Data extracted from a collection:
==========

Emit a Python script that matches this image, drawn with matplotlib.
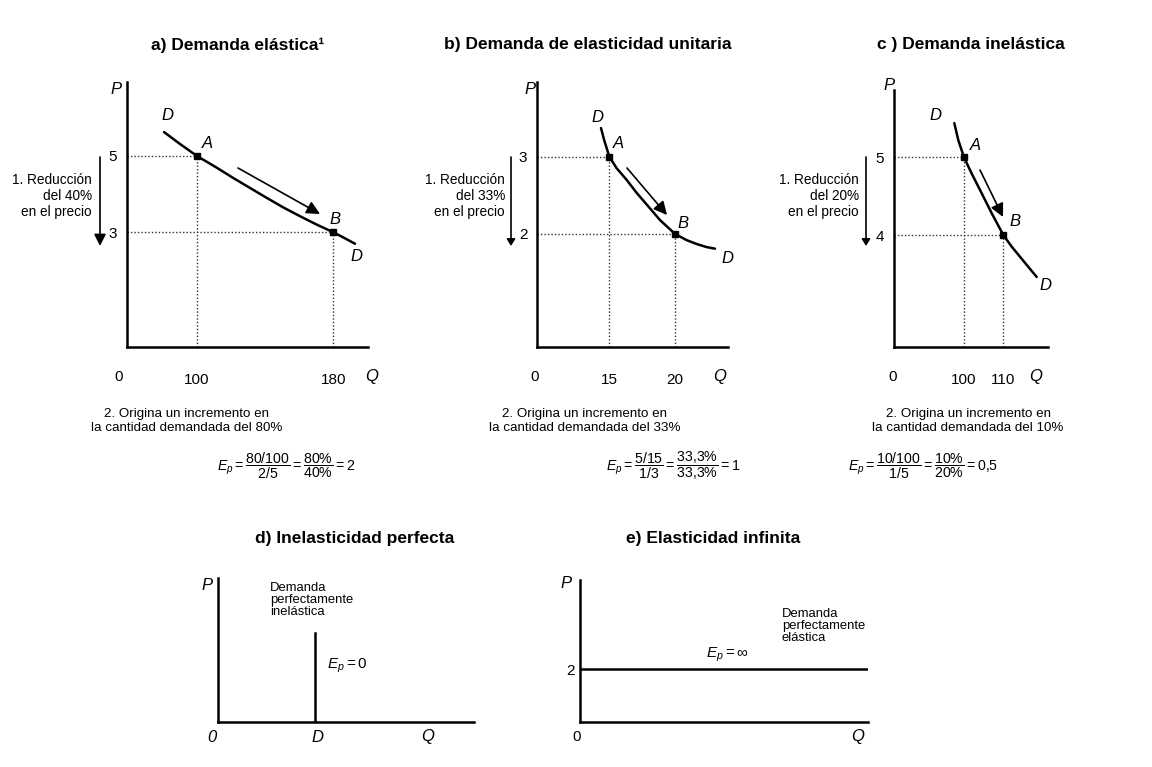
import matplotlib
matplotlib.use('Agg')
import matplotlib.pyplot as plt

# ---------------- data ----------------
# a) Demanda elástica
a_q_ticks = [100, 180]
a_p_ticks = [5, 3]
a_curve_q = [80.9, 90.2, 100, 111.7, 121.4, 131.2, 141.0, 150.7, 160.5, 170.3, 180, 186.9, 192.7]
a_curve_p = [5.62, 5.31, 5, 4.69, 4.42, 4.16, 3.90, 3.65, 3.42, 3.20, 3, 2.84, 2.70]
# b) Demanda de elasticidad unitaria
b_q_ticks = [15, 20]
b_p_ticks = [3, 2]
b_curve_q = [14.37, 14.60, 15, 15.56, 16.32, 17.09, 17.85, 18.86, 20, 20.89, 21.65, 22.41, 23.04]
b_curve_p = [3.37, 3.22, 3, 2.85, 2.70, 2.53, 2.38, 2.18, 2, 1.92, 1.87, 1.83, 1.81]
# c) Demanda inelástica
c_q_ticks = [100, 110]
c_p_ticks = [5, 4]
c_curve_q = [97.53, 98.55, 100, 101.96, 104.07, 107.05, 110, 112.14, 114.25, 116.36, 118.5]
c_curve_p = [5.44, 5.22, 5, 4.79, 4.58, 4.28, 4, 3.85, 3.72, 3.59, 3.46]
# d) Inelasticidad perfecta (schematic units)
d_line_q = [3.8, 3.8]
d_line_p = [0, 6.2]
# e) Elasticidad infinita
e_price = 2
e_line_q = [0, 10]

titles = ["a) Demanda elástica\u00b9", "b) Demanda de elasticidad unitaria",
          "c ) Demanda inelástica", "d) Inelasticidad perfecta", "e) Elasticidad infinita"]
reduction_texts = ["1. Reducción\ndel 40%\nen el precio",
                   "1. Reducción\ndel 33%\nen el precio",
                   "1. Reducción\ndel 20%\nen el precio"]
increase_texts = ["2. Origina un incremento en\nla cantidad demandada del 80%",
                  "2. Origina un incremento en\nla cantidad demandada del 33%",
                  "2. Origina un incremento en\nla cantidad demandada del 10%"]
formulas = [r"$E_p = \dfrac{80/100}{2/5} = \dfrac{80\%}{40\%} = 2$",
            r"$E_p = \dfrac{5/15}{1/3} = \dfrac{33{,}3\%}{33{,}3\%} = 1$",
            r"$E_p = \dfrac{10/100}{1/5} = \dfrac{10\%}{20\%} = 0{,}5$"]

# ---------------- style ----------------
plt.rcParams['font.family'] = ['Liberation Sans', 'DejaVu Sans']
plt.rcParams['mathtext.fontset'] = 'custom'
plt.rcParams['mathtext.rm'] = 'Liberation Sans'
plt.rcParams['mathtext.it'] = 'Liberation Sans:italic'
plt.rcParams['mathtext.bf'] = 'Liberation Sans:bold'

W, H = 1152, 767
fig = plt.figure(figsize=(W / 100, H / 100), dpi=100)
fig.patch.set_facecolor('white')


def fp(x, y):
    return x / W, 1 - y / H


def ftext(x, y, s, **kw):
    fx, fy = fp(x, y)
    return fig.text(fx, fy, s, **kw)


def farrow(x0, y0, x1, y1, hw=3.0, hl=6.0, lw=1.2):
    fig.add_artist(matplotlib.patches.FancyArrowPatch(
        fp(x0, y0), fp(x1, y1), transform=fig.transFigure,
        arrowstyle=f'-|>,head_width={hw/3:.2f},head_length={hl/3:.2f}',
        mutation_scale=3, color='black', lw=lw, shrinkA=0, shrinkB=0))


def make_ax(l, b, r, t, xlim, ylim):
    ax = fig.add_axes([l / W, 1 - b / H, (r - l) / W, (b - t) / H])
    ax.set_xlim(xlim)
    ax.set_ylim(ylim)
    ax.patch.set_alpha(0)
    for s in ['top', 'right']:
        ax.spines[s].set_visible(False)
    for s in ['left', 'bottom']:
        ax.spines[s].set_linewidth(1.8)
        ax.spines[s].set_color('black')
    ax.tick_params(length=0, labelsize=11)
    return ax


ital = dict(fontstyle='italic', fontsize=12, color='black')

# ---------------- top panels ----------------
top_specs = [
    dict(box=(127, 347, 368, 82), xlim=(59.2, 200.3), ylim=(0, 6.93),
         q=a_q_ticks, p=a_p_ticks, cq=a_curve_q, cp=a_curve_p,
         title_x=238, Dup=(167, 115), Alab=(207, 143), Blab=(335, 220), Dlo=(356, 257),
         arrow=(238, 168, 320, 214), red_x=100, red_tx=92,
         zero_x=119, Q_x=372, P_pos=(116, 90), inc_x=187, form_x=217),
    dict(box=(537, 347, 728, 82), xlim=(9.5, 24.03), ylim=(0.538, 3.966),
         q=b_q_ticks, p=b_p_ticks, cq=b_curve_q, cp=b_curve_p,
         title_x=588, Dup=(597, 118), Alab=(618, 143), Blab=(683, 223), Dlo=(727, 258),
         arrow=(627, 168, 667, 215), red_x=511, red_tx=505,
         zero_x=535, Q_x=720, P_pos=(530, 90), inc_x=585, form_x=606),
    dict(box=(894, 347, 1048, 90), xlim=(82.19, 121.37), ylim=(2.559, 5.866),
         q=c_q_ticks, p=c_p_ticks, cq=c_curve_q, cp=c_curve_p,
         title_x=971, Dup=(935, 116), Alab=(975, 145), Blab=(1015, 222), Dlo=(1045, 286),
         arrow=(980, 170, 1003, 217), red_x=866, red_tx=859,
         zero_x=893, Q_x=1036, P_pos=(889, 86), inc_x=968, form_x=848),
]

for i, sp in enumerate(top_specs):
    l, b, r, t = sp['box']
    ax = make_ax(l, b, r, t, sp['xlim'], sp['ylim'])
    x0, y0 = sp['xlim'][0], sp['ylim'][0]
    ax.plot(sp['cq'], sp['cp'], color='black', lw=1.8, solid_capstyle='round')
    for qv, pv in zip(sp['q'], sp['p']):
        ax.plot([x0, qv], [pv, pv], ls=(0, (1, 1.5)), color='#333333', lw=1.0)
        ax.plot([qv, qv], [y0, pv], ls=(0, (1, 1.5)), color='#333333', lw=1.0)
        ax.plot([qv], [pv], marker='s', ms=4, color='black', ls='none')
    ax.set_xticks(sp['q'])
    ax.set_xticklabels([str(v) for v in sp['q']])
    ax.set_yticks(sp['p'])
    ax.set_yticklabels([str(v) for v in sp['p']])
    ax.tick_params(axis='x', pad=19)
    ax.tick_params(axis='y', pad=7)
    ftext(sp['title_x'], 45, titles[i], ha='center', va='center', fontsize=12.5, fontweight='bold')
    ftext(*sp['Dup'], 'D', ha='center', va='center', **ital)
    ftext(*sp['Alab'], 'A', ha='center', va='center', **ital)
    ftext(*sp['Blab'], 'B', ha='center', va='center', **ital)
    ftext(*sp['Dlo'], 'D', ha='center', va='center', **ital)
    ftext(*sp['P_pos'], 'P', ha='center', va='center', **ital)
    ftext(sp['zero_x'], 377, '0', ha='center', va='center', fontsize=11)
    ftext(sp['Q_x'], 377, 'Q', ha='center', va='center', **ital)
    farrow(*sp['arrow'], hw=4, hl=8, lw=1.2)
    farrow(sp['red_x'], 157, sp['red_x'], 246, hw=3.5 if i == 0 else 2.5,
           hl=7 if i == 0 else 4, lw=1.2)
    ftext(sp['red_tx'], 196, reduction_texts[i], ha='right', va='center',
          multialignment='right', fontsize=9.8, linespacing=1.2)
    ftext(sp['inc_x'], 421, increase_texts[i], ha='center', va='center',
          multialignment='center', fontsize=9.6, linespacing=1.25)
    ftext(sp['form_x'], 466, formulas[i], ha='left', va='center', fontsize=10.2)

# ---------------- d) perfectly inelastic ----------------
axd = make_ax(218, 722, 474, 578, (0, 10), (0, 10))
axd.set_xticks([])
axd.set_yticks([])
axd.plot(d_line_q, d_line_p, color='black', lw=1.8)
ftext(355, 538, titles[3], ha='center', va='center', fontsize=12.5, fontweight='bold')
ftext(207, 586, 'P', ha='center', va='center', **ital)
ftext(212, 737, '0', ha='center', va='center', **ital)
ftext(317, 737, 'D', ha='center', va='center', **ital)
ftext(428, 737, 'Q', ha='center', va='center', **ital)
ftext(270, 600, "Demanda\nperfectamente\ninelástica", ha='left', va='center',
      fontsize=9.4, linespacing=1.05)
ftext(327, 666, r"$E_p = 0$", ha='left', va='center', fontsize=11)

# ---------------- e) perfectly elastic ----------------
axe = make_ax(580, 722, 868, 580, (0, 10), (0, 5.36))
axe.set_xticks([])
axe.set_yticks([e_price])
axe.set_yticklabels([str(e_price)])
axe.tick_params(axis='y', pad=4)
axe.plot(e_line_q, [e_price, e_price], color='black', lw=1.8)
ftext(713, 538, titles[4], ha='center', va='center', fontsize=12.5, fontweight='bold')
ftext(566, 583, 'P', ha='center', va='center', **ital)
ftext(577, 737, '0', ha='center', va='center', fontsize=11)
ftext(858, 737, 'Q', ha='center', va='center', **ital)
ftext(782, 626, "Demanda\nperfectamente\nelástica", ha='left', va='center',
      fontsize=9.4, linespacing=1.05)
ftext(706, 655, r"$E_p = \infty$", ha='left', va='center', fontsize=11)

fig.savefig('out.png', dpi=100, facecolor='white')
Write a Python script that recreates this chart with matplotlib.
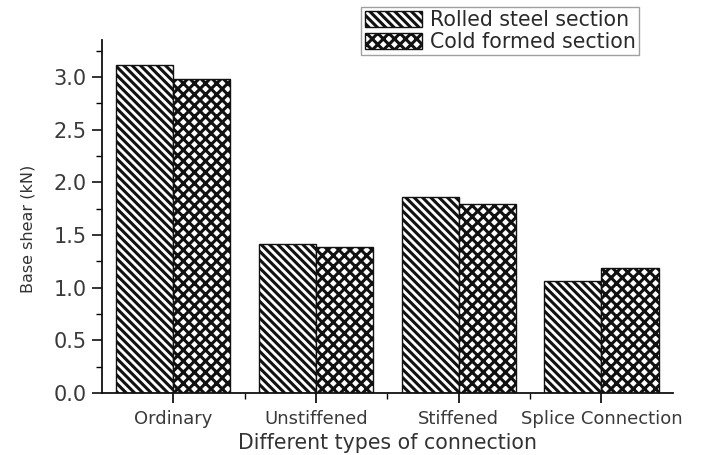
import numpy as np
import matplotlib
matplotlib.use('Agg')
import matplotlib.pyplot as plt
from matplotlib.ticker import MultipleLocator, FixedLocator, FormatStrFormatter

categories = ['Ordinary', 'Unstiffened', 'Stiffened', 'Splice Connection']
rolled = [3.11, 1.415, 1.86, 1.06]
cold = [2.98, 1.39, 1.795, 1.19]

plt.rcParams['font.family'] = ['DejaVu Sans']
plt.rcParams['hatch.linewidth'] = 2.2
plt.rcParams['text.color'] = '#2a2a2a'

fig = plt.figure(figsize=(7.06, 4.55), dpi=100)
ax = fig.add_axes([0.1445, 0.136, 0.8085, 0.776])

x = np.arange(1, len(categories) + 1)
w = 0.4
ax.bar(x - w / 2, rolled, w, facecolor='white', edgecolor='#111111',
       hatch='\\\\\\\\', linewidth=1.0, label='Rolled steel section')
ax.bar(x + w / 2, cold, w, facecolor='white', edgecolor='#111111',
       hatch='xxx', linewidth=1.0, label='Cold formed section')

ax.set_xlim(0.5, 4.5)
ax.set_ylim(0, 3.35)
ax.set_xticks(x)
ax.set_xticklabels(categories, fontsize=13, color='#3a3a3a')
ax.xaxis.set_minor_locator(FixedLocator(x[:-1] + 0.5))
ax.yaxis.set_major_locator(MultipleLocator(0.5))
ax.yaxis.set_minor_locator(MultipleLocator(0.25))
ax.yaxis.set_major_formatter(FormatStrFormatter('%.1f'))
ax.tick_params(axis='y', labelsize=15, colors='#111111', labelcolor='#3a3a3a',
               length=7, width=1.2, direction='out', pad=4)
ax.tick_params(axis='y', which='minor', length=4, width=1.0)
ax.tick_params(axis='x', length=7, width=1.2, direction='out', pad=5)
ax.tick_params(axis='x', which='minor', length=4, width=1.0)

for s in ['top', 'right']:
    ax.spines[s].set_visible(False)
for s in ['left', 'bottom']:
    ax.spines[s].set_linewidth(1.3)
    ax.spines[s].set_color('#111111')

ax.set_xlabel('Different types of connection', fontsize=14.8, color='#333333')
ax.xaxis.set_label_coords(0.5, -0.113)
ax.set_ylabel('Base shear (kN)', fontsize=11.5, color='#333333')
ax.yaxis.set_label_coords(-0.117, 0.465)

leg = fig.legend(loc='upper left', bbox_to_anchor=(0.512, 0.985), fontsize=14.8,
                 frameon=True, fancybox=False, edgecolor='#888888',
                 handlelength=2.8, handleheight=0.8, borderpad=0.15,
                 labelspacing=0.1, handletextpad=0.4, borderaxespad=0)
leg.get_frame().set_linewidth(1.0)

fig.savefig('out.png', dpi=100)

==========

EXERCISE DETAILS: Reproduce only the lines running from the one that has "Write a Python" through the one that has "cold = [2.98, 1.39, 1.795, 1.19]", ends included. Any pictures in that stretch should not be copied.

RESULT OF THIS TASK:
Write a Python script that recreates this chart with matplotlib.
import numpy as np
import matplotlib
matplotlib.use('Agg')
import matplotlib.pyplot as plt
from matplotlib.ticker import MultipleLocator, FixedLocator, FormatStrFormatter

categories = ['Ordinary', 'Unstiffened', 'Stiffened', 'Splice Connection']
rolled = [3.11, 1.415, 1.86, 1.06]
cold = [2.98, 1.39, 1.795, 1.19]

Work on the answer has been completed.